==== Supplied material ====

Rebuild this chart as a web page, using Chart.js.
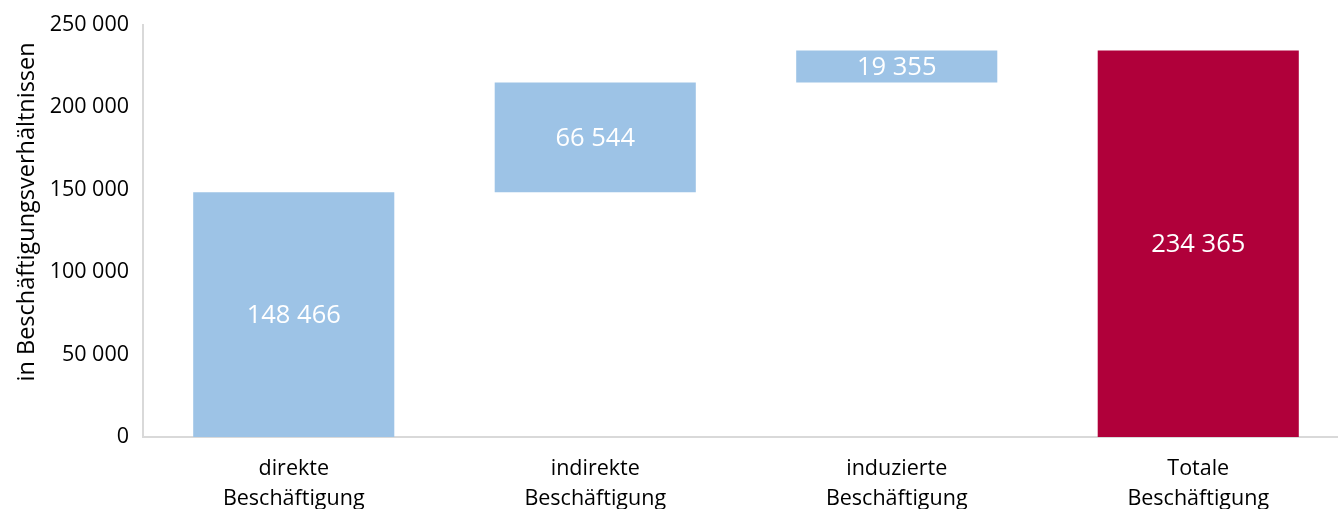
<!DOCTYPE html>
<html lang="de">
<head>
<meta charset="utf-8">
<script src="https://cdn.jsdelivr.net/npm/chart.js@4/dist/chart.umd.min.js"></script>
<style>
  html, body { margin: 0; padding: 0; background: #ffffff; overflow: hidden; }
  #wrap { position: relative; width: 1349px; height: 509px; }
</style>
</head>
<body>
<div id="wrap"><canvas id="chart"></canvas></div>
<script>
// Beschäftigungseffekte (Wasserfall)
const categories = [
  ["direkte", "Beschäftigung"],
  ["indirekte", "Beschäftigung"],
  ["induzierte", "Beschäftigung"],
  ["Totale", "Beschäftigung"]
];
const increments = [148466, 66544, 19355];
const total = 234365;
const yTicks = [0, 50000, 100000, 150000, 200000, 250000];
const yAxisTitle = "in Beschäftigungsverhältnissen";
const barColors = ["#9DC3E6", "#9DC3E6", "#9DC3E6", "#B0003A"];

// floating bars: each step starts where the previous one ended
const floating = [];
let running = 0;
for (const v of increments) {
  floating.push([running, running + v]);
  running += v;
}
floating.push([0, total]);
const shownValues = [...increments, total];

const fmt = n => String(n).replace(/\B(?=(\d{3})+(?!\d))/g, " ");
const FONT = "'Open Sans', 'DejaVu Sans', sans-serif";

const valueLabels = {
  id: "valueLabels",
  afterDatasetsDraw(chart) {
    const { ctx } = chart;
    const meta = chart.getDatasetMeta(0);
    ctx.save();
    ctx.fillStyle = "#ffffff";
    ctx.font = "25.5px " + FONT;
    ctx.textAlign = "center";
    ctx.textBaseline = "middle";
    meta.data.forEach((bar, i) => {
      const p = bar.getProps(["x", "y", "base"], true);
      ctx.fillText(fmt(shownValues[i]), p.x, (p.y + p.base) / 2 + 1);
    });
    ctx.restore();
  }
};

// rotated axis title, sitting a little above the middle of the plot
const axisTitle = {
  id: "axisTitle",
  afterDraw(chart) {
    const { ctx, chartArea } = chart;
    ctx.save();
    ctx.translate(27, chartArea.top + (chartArea.bottom - chartArea.top) * 0.454);
    ctx.rotate(-Math.PI / 2);
    ctx.fillStyle = "#000000";
    ctx.font = "23.5px " + FONT;
    ctx.textAlign = "center";
    ctx.textBaseline = "middle";
    ctx.fillText(yAxisTitle, 0, 0);
    ctx.restore();
  }
};

new Chart(document.getElementById("chart"), {
  type: "bar",
  data: {
    labels: categories,
    datasets: [{
      data: floating,
      backgroundColor: barColors,
      borderWidth: 0,
      barPercentage: 0.667,
      categoryPercentage: 1.0
    }]
  },
  options: {
    responsive: true,
    maintainAspectRatio: false,
    animation: false,
    layout: { padding: { top: 4, left: 0, right: 0, bottom: 0 } },
    plugins: {
      legend: { display: false },
      tooltip: { enabled: false }
    },
    scales: {
      x: {
        grid: { display: false, drawTicks: false },
        border: { color: "#d9d9d9", width: 2 },
        ticks: {
          color: "#000000",
          font: { family: FONT, size: 21.5, lineHeight: 1.4 },
          padding: 17,
          maxRotation: 0,
          autoSkip: false
        },
        afterFit(scale) { scale.height = 72; }
      },
      y: {
        min: 0,
        max: 250000,
        afterBuildTicks(scale) { scale.ticks = yTicks.map(v => ({ value: v })); },
        grid: { display: false, drawTicks: false },
        border: { color: "#d9d9d9", width: 2 },
        ticks: {
          color: "#000000",
          font: { family: FONT, size: 21.5, lineHeight: 1.0 },
          padding: 14,
          callback: v => fmt(v)
        },
        afterFit(scale) { scale.width = 143; }
      }
    }
  },
  plugins: [valueLabels, axisTitle]
});
</script>
</body>
</html>
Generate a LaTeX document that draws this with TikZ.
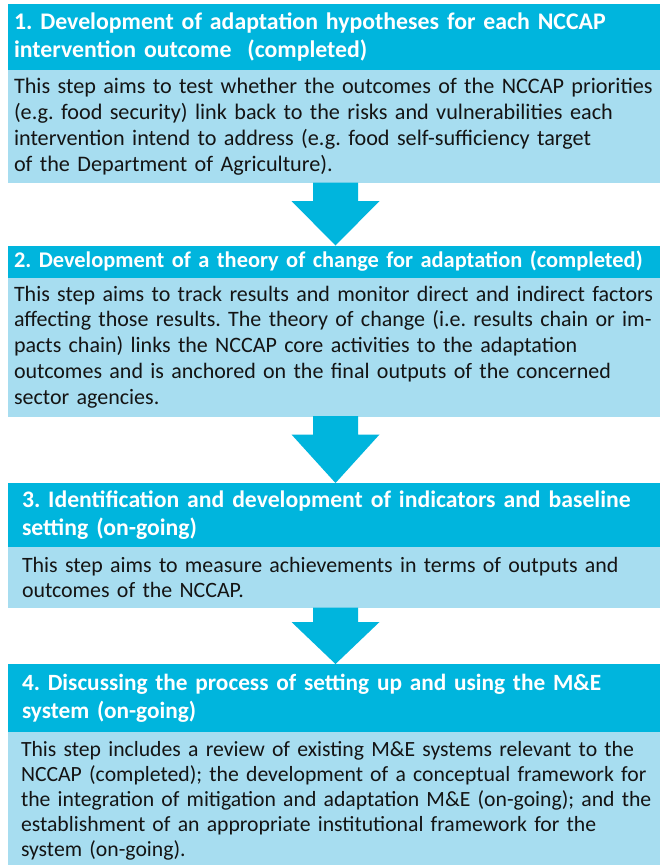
\documentclass[tikz,border=0pt]{standalone}
\usepackage{fontspec}
\setmainfont{Carlito}
\usetikzlibrary{calc}
\definecolor{headc}{RGB}{0,181,221}
\definecolor{bodyc}{RGB}{167,221,240}
\definecolor{bodytext}{RGB}{20,20,20}
\newcommand\fsz[2]{\fontsize{#1}{#2}\selectfont\frenchspacing}
\tikzset{
  boxbase/.style={anchor=north west, minimum width=651pt, inner ysep=0pt, align=left, outer sep=0pt},
  headbox/.style={boxbase, fill=headc, text=white},
  bodybox/.style={boxbase, fill=bodyc, text=bodytext},
  narrowpad/.style={inner xsep=6pt, text width=660pt},
  widepad/.style={inner xsep=14pt, text width=660pt},
  arrowfill/.style={fill=headc}
}
\newcommand\stepArrow[3]{%
  \coordinate (s) at ($(#1.south west)+(327.5,0.5)$);
  \coordinate (t) at ($(#2.north west)+(327.5,0)$);
  \fill[arrowfill] ($(s)+(-22.5,0)$) -- ($(s)+(-22.5,-#3)$) -- ($(s)+(-44,-#3)$) -- (t)
    -- ($(s)+(44,-#3)$) -- ($(s)+(22.5,-#3)$) -- ($(s)+(22.5,0)$) -- cycle;
}
\begin{document}
\begin{tikzpicture}[x=1pt,y=1pt]
\useasboundingbox (0,0) rectangle (659,-865);
\fill[white] (0,0) rectangle (659,-865);
% Step 1
\node[headbox, narrowpad, minimum height=66pt, font=\fsz{23.8}{27.5}\bfseries] (h1) at (8,-4)
  {1. Development of adaptation hypotheses for each NCCAP\\intervention outcome\ \ (completed)};
\node[bodybox, narrowpad, minimum height=113pt, font=\fsz{22.2}{25.8}] (b1) at (h1.south west)
  {This step aims to test whether the outcomes of the NCCAP priorities\\(e.g. food security) link back to the risks and vulnerabilities each\\intervention intend to address (e.g. food self-sufficiency target\\of the Department of Agriculture).};
% Step 2
\node[headbox, narrowpad, minimum height=32pt, font=\fsz{22.4}{27}\bfseries] (h2) at (8,-245.5)
  {2. Development of a theory of change for adaptation (completed)};
\node[bodybox, narrowpad, minimum height=139pt, font=\fsz{22}{25.8}] (b2) at (h2.south west)
  {This step aims to track results and monitor direct and indirect factors\\affecting those results. The theory of change (i.e. results chain or im-\\pacts chain) links the NCCAP core activities to the adaptation\\outcomes and is anchored on the final outputs of the concerned\\sector agencies.};
% Step 3
\node[headbox, widepad, minimum height=64pt, font=\fsz{23.7}{28}\bfseries] (h3) at (8,-483)
  {3. Identification and development of indicators and baseline\\setting (on-going)};
\node[bodybox, widepad, minimum height=61pt, font=\fsz{21.9}{25.8}] (b3) at (h3.south west)
  {This step aims to measure achievements in terms of outputs and\\outcomes of the NCCAP.};
% Step 4
\node[headbox, widepad, minimum height=68pt, font=\fsz{23.3}{28}\bfseries] (h4) at (8,-664)
  {4. Discussing the process of setting up and using the M\&E\\system (on-going)};
\node[bodybox, minimum height=137pt, inner xsep=13pt, text width=660pt, font=\fsz{21.7}{25}] (b4) at (h4.south west)
  {This step includes a review of existing M\&E systems relevant to the\\NCCAP (completed); the development of a conceptual framework for\\the integration of mitigation and adaptation M\&E (on-going); and the\\establishment of an appropriate institutional framework for the\\system (on-going).};
% Arrows
\stepArrow{b1}{h2}{18.5}
\stepArrow{b2}{h3}{18.5}
\stepArrow{b3}{h4}{14.5}
\end{tikzpicture}
\end{document}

====

» Work to be completed
Write out the entries above verbatim; the pictures do not belong in your copy.

» Exercise output
Rebuild this chart as a web page, using Chart.js.
<!DOCTYPE html>
<html lang="de">
<head>
<meta charset="utf-8">
<script src="https://cdn.jsdelivr.net/npm/chart.js@4/dist/chart.umd.min.js"></script>
<style>
  html, body { margin: 0; padding: 0; background: #ffffff; overflow: hidden; }
  #wrap { position: relative; width: 1349px; height: 509px; }
</style>
</head>
<body>
<div id="wrap"><canvas id="chart"></canvas></div>
<script>
// Beschäftigungseffekte (Wasserfall)
const categories = [
  ["direkte", "Beschäftigung"],
  ["indirekte", "Beschäftigung"],
  ["induzierte", "Beschäftigung"],
  ["Totale", "Beschäftigung"]
];
const increments = [148466, 66544, 19355];
const total = 234365;
const yTicks = [0, 50000, 100000, 150000, 200000, 250000];
const yAxisTitle = "in Beschäftigungsverhältnissen";
const barColors = ["#9DC3E6", "#9DC3E6", "#9DC3E6", "#B0003A"];

// floating bars: each step starts where the previous one ended
const floating = [];
let running = 0;
for (const v of increments) {
  floating.push([running, running + v]);
  running += v;
}
floating.push([0, total]);
const shownValues = [...increments, total];

const fmt = n => String(n).replace(/\B(?=(\d{3})+(?!\d))/g, " ");
const FONT = "'Open Sans', 'DejaVu Sans', sans-serif";

const valueLabels = {
  id: "valueLabels",
  afterDatasetsDraw(chart) {
    const { ctx } = chart;
    const meta = chart.getDatasetMeta(0);
    ctx.save();
    ctx.fillStyle = "#ffffff";
    ctx.font = "25.5px " + FONT;
    ctx.textAlign = "center";
    ctx.textBaseline = "middle";
    meta.data.forEach((bar, i) => {
      const p = bar.getProps(["x", "y", "base"], true);
      ctx.fillText(fmt(shownValues[i]), p.x, (p.y + p.base) / 2 + 1);
    });
    ctx.restore();
  }
};

// rotated axis title, sitting a little above the middle of the plot
const axisTitle = {
  id: "axisTitle",
  afterDraw(chart) {
    const { ctx, chartArea } = chart;
    ctx.save();
    ctx.translate(27, chartArea.top + (chartArea.bottom - chartArea.top) * 0.454);
    ctx.rotate(-Math.PI / 2);
    ctx.fillStyle = "#000000";
    ctx.font = "23.5px " + FONT;
    ctx.textAlign = "center";
    ctx.textBaseline = "middle";
    ctx.fillText(yAxisTitle, 0, 0);
    ctx.restore();
  }
};

new Chart(document.getElementById("chart"), {
  type: "bar",
  data: {
    labels: categories,
    datasets: [{
      data: floating,
      backgroundColor: barColors,
      borderWidth: 0,
      barPercentage: 0.667,
      categoryPercentage: 1.0
    }]
  },
  options: {
    responsive: true,
    maintainAspectRatio: false,
    animation: false,
    layout: { padding: { top: 4, left: 0, right: 0, bottom: 0 } },
    plugins: {
      legend: { display: false },
      tooltip: { enabled: false }
    },
    scales: {
      x: {
        grid: { display: false, drawTicks: false },
        border: { color: "#d9d9d9", width: 2 },
        ticks: {
          color: "#000000",
          font: { family: FONT, size: 21.5, lineHeight: 1.4 },
          padding: 17,
          maxRotation: 0,
          autoSkip: false
        },
        afterFit(scale) { scale.height = 72; }
      },
      y: {
        min: 0,
        max: 250000,
        afterBuildTicks(scale) { scale.ticks = yTicks.map(v => ({ value: v })); },
        grid: { display: false, drawTicks: false },
        border: { color: "#d9d9d9", width: 2 },
        ticks: {
          color: "#000000",
          font: { family: FONT, size: 21.5, lineHeight: 1.0 },
          padding: 14,
          callback: v => fmt(v)
        },
        afterFit(scale) { scale.width = 143; }
      }
    }
  },
  plugins: [valueLabels, axisTitle]
});
</script>
</body>
</html>
Generate a LaTeX document that draws this with TikZ.
\documentclass[tikz,border=0pt]{standalone}
\usepackage{fontspec}
\setmainfont{Carlito}
\usetikzlibrary{calc}
\definecolor{headc}{RGB}{0,181,221}
\definecolor{bodyc}{RGB}{167,221,240}
\definecolor{bodytext}{RGB}{20,20,20}
\newcommand\fsz[2]{\fontsize{#1}{#2}\selectfont\frenchspacing}
\tikzset{
  boxbase/.style={anchor=north west, minimum width=651pt, inner ysep=0pt, align=left, outer sep=0pt},
  headbox/.style={boxbase, fill=headc, text=white},
  bodybox/.style={boxbase, fill=bodyc, text=bodytext},
  narrowpad/.style={inner xsep=6pt, text width=660pt},
  widepad/.style={inner xsep=14pt, text width=660pt},
  arrowfill/.style={fill=headc}
}
\newcommand\stepArrow[3]{%
  \coordinate (s) at ($(#1.south west)+(327.5,0.5)$);
  \coordinate (t) at ($(#2.north west)+(327.5,0)$);
  \fill[arrowfill] ($(s)+(-22.5,0)$) -- ($(s)+(-22.5,-#3)$) -- ($(s)+(-44,-#3)$) -- (t)
    -- ($(s)+(44,-#3)$) -- ($(s)+(22.5,-#3)$) -- ($(s)+(22.5,0)$) -- cycle;
}
\begin{document}
\begin{tikzpicture}[x=1pt,y=1pt]
\useasboundingbox (0,0) rectangle (659,-865);
\fill[white] (0,0) rectangle (659,-865);
% Step 1
\node[headbox, narrowpad, minimum height=66pt, font=\fsz{23.8}{27.5}\bfseries] (h1) at (8,-4)
  {1. Development of adaptation hypotheses for each NCCAP\\intervention outcome\ \ (completed)};
\node[bodybox, narrowpad, minimum height=113pt, font=\fsz{22.2}{25.8}] (b1) at (h1.south west)
  {This step aims to test whether the outcomes of the NCCAP priorities\\(e.g. food security) link back to the risks and vulnerabilities each\\intervention intend to address (e.g. food self-sufficiency target\\of the Department of Agriculture).};
% Step 2
\node[headbox, narrowpad, minimum height=32pt, font=\fsz{22.4}{27}\bfseries] (h2) at (8,-245.5)
  {2. Development of a theory of change for adaptation (completed)};
\node[bodybox, narrowpad, minimum height=139pt, font=\fsz{22}{25.8}] (b2) at (h2.south west)
  {This step aims to track results and monitor direct and indirect factors\\affecting those results. The theory of change (i.e. results chain or im-\\pacts chain) links the NCCAP core activities to the adaptation\\outcomes and is anchored on the final outputs of the concerned\\sector agencies.};
% Step 3
\node[headbox, widepad, minimum height=64pt, font=\fsz{23.7}{28}\bfseries] (h3) at (8,-483)
  {3. Identification and development of indicators and baseline\\setting (on-going)};
\node[bodybox, widepad, minimum height=61pt, font=\fsz{21.9}{25.8}] (b3) at (h3.south west)
  {This step aims to measure achievements in terms of outputs and\\outcomes of the NCCAP.};
% Step 4
\node[headbox, widepad, minimum height=68pt, font=\fsz{23.3}{28}\bfseries] (h4) at (8,-664)
  {4. Discussing the process of setting up and using the M\&E\\system (on-going)};
\node[bodybox, minimum height=137pt, inner xsep=13pt, text width=660pt, font=\fsz{21.7}{25}] (b4) at (h4.south west)
  {This step includes a review of existing M\&E systems relevant to the\\NCCAP (completed); the development of a conceptual framework for\\the integration of mitigation and adaptation M\&E (on-going); and the\\establishment of an appropriate institutional framework for the\\system (on-going).};
% Arrows
\stepArrow{b1}{h2}{18.5}
\stepArrow{b2}{h3}{18.5}
\stepArrow{b3}{h4}{14.5}
\end{tikzpicture}
\end{document}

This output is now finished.